A sustainable onboarding program requires ongoing data quality checks and periodic recalibration. Schedule regular audits to ensure data sources remain accurate, definitions stay consistent, and thresholds reflect current market conditions. As your supplier base grows and product mixes shift, the scorecard will need refinements. Consider running monthly calibration sessions that review a sample of supplier records, discuss anomalies, and update scoring weights if necessary. Maintaining data hygiene is essential to avoid misleading conclusions and to keep leadership confidence high. By treating calibration as a routine activity, you preserve the long-term reliability of the onboarding process.
In parallel with calibration, maintain a feedback loop with suppliers. Use structured surveys or brief interviews to understand how the onboarding experience feels from their side. Collect insights on documentation requirements, system usability, and perceived fairness of scoring. This feedback helps you eliminate unnecessary friction and aligns onboarding with supplier capabilities. When suppliers see their input translating into tangible process improvements, trust grows. A collaborative atmosphere makes early-performance expectations clearer and more achievable, which in turn boosts adherence to agreed timelines and quality standards.
A mature scorecard approach also extends to risk management.
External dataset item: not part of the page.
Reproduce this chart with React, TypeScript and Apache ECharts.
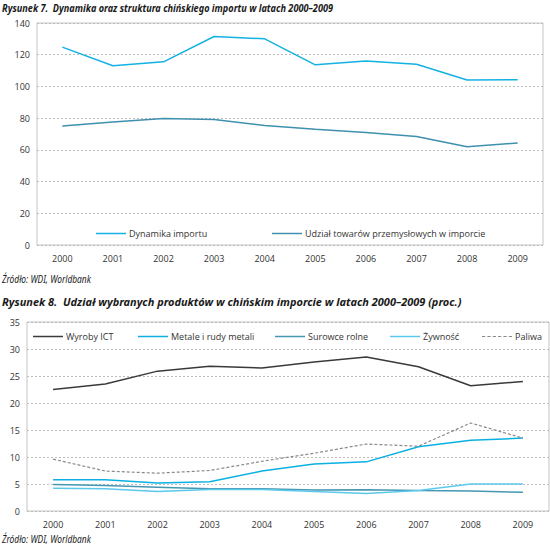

Use the early performance data to identify suppliers with potential fragility indicators, such as inconsistent documentation or repeated late deliveries. Flag these suppliers for closer monitoring and additional support, rather than immediate termination. The aim is to be proactive, not punitive. Pair risk flags with specific remediation steps, such as process coaching, system access improvements, or supplier development programs. This proactive stance turns onboarding into a risk mitigation activity that protects production lines and customer satisfaction from the outset. In the long run, it helps you maintain a resilient supplier ecosystem.
Finally, measure the impact of the onboarding scorecard on business outcomes. Track connections between early performance and downstream metrics like defect rates, customer complaints, and time-to-fulfillment. Quantify improvements in onboarding cycle times, supplier ramp speed, and cost of quality reductions. Use these metrics to demonstrate value to leadership and to justify investments in supplier development resources. A well executed scorecard program should steadily improve reliability, quality, and supplier collaboration. Over time, you’ll have a scalable, repeatable process that supports growth while maintaining high standards across your supplier network.